_WORK TO COMPLETE_: Omit the pictures and print exactly the lines of the listing below, starting at the first and ending at the line containing "left_join_t = 0.27".

_PROVIDED DATA_:
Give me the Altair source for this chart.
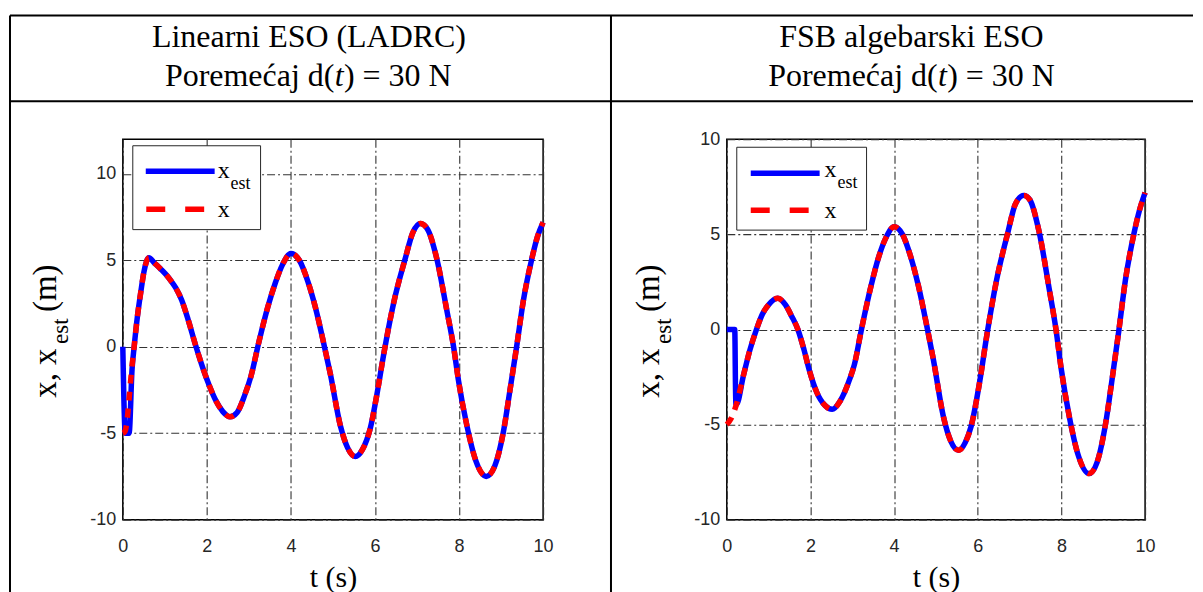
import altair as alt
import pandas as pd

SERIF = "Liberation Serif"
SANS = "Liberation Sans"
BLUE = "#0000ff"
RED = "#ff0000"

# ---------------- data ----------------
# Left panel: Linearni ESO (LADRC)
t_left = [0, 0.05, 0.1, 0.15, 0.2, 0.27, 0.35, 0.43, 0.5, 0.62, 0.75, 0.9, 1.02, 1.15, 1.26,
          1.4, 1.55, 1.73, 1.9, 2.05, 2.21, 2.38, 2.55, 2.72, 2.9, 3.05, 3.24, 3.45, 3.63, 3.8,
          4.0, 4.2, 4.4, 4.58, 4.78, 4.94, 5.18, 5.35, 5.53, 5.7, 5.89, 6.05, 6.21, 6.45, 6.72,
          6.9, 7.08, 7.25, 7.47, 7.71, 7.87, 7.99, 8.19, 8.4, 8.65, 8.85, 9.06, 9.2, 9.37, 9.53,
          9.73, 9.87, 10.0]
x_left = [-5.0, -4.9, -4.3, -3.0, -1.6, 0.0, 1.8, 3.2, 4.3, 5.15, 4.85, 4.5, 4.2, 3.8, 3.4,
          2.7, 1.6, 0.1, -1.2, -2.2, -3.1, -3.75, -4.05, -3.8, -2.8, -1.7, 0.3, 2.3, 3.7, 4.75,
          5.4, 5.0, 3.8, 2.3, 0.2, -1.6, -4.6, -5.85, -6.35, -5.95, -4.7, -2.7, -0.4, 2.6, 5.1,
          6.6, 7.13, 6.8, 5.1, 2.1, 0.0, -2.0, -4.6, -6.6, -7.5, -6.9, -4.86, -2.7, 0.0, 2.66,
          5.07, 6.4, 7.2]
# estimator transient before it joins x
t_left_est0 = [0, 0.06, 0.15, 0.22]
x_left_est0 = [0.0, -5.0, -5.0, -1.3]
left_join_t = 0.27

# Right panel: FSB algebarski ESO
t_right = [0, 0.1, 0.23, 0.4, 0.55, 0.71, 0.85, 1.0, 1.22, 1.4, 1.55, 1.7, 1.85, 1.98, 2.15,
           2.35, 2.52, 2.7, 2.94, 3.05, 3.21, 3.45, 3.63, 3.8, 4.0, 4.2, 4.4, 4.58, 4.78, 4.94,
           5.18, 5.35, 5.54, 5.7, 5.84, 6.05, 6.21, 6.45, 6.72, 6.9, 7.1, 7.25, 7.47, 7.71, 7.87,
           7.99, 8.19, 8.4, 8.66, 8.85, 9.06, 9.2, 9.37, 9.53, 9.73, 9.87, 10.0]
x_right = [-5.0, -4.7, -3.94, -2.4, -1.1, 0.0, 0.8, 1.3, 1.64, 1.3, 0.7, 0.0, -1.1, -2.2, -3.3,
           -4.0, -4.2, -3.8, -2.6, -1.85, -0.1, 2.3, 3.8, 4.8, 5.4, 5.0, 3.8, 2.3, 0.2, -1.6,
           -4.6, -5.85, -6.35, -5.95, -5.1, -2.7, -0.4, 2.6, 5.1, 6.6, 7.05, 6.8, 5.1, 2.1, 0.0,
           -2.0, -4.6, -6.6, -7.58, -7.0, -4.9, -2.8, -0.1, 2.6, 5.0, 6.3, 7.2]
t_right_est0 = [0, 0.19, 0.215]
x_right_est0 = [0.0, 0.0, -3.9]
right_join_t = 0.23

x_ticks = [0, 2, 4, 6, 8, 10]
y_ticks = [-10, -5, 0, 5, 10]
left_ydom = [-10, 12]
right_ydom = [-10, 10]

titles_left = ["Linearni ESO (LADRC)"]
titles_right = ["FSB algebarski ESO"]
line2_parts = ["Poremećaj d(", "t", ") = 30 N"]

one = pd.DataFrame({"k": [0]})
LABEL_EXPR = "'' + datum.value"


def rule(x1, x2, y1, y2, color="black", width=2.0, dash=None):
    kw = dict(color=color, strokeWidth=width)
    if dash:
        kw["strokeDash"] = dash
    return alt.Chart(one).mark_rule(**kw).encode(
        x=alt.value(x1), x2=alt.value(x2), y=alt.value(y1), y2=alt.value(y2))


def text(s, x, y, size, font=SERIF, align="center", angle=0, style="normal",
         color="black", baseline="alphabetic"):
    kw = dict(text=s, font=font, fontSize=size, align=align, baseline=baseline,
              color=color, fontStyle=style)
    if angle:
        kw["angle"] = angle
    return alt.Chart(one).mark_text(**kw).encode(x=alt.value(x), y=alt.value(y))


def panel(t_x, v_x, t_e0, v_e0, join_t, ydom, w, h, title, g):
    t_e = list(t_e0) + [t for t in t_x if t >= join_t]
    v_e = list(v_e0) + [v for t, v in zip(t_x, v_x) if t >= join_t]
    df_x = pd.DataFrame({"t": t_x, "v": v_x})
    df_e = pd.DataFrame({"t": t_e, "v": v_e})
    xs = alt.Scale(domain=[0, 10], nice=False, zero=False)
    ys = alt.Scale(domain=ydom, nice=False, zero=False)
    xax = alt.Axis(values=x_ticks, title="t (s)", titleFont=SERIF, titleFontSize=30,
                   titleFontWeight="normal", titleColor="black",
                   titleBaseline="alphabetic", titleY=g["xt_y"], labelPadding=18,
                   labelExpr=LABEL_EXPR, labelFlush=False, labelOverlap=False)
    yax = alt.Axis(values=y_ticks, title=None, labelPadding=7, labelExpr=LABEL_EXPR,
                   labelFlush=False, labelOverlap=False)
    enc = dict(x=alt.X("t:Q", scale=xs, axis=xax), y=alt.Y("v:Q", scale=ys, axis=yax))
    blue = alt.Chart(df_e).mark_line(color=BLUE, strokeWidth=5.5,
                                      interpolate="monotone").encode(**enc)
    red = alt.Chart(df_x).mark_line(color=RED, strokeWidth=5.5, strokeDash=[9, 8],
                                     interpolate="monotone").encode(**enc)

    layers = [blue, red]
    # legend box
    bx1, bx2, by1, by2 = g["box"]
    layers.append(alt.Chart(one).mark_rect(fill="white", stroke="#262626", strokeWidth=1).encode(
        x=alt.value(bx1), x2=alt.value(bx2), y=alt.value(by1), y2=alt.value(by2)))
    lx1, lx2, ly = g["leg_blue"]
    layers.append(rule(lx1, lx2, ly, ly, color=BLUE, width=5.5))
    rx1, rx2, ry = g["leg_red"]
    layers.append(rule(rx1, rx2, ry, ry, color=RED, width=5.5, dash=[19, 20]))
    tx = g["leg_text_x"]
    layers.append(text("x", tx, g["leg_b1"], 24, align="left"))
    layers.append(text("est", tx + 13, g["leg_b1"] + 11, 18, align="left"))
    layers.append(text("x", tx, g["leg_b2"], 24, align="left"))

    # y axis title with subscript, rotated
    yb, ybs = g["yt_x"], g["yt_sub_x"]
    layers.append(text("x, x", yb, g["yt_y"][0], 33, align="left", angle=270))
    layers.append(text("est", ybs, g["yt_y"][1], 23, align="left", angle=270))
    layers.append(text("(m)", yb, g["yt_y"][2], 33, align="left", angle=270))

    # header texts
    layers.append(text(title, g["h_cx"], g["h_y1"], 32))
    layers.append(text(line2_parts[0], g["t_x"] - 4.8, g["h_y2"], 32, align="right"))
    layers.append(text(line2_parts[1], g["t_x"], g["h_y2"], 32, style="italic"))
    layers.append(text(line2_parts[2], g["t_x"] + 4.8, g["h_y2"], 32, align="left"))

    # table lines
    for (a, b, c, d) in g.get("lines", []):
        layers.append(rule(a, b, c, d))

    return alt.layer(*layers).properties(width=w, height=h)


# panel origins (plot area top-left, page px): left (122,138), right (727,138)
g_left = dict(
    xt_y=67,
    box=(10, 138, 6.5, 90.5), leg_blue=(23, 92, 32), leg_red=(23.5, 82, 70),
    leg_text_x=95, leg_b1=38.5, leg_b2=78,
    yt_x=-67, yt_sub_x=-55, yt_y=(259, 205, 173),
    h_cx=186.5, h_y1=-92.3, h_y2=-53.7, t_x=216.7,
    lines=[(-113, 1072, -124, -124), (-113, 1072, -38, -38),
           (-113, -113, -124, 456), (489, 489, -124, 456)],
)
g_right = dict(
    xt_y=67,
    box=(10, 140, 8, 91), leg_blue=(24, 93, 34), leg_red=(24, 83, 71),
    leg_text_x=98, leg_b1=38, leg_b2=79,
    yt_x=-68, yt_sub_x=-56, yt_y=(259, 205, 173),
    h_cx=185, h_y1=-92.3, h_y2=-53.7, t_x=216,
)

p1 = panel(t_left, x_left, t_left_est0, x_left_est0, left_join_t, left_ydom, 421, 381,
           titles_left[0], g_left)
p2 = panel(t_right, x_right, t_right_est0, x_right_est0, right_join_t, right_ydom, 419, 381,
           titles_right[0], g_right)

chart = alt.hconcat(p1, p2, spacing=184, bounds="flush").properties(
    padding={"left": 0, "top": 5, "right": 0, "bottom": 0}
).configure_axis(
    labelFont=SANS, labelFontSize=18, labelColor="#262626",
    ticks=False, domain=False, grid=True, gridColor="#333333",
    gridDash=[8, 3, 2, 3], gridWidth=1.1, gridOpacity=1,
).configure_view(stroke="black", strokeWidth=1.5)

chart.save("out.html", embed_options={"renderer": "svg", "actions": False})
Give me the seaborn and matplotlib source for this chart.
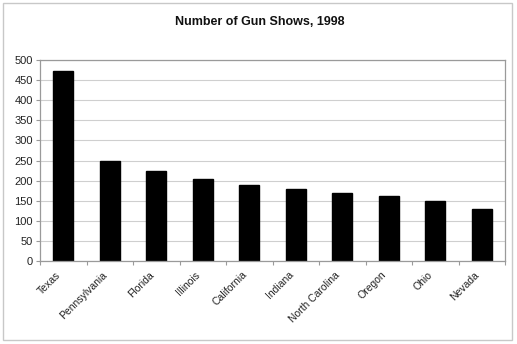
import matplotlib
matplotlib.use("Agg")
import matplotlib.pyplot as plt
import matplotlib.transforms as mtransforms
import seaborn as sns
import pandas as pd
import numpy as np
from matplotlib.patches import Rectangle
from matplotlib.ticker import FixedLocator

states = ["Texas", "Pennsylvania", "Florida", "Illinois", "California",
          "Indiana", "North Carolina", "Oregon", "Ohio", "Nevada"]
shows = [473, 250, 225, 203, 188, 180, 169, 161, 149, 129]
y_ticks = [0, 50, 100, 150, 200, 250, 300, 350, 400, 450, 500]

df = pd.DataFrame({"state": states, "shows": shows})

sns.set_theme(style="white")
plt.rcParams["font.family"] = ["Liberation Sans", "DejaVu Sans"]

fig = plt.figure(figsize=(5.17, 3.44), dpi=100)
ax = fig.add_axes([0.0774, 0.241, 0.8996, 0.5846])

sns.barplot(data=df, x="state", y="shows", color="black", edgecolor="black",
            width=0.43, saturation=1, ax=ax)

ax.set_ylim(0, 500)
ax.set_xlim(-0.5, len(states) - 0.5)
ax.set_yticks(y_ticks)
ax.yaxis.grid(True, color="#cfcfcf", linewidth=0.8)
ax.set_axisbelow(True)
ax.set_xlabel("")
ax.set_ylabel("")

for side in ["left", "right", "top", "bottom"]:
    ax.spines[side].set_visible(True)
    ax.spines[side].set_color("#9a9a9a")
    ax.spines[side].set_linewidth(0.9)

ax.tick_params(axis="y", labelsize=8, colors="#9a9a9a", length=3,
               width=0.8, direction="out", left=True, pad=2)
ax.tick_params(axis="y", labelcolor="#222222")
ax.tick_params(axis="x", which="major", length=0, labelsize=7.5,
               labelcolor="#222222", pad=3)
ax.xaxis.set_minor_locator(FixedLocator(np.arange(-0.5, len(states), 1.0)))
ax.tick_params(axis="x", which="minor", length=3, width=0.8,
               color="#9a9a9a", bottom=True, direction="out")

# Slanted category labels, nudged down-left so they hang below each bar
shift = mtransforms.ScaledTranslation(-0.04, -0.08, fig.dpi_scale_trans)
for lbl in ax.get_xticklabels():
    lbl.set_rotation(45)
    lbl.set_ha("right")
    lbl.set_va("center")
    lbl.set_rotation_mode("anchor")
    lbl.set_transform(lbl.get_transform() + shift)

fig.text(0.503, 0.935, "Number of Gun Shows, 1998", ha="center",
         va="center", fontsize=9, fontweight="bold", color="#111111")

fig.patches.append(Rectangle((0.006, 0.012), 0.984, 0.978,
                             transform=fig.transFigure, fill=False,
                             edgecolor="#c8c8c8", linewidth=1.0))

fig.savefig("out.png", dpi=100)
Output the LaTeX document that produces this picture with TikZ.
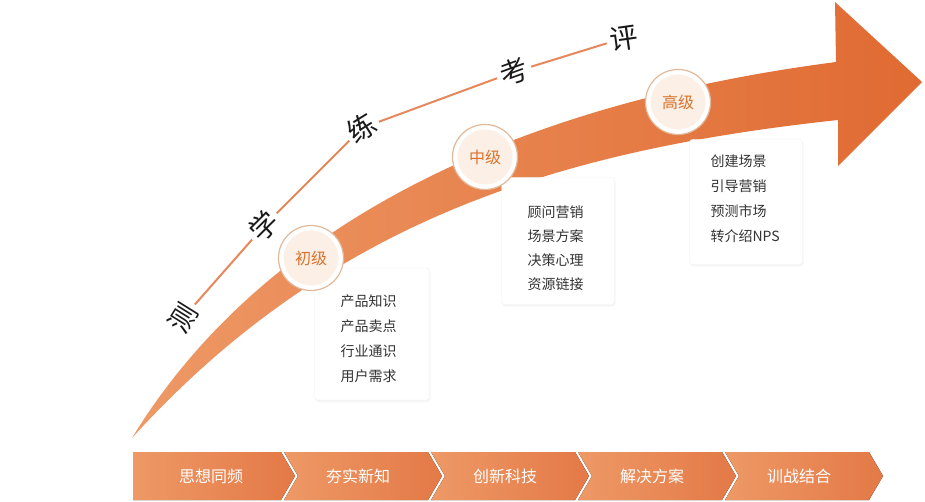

_WORKED ANSWER_:
Give me the Altair source for this chart.
import altair as alt
import pandas as pd

SERIF = "Liberation Serif"
SANS = "Liberation Sans"
BLUE = "#0000ff"
RED = "#ff0000"

# ---------------- data ----------------
# Left panel: Linearni ESO (LADRC)
t_left = [0, 0.05, 0.1, 0.15, 0.2, 0.27, 0.35, 0.43, 0.5, 0.62, 0.75, 0.9, 1.02, 1.15, 1.26,
          1.4, 1.55, 1.73, 1.9, 2.05, 2.21, 2.38, 2.55, 2.72, 2.9, 3.05, 3.24, 3.45, 3.63, 3.8,
          4.0, 4.2, 4.4, 4.58, 4.78, 4.94, 5.18, 5.35, 5.53, 5.7, 5.89, 6.05, 6.21, 6.45, 6.72,
          6.9, 7.08, 7.25, 7.47, 7.71, 7.87, 7.99, 8.19, 8.4, 8.65, 8.85, 9.06, 9.2, 9.37, 9.53,
          9.73, 9.87, 10.0]
x_left = [-5.0, -4.9, -4.3, -3.0, -1.6, 0.0, 1.8, 3.2, 4.3, 5.15, 4.85, 4.5, 4.2, 3.8, 3.4,
          2.7, 1.6, 0.1, -1.2, -2.2, -3.1, -3.75, -4.05, -3.8, -2.8, -1.7, 0.3, 2.3, 3.7, 4.75,
          5.4, 5.0, 3.8, 2.3, 0.2, -1.6, -4.6, -5.85, -6.35, -5.95, -4.7, -2.7, -0.4, 2.6, 5.1,
          6.6, 7.13, 6.8, 5.1, 2.1, 0.0, -2.0, -4.6, -6.6, -7.5, -6.9, -4.86, -2.7, 0.0, 2.66,
          5.07, 6.4, 7.2]
# estimator transient before it joins x
t_left_est0 = [0, 0.06, 0.15, 0.22]
x_left_est0 = [0.0, -5.0, -5.0, -1.3]
left_join_t = 0.27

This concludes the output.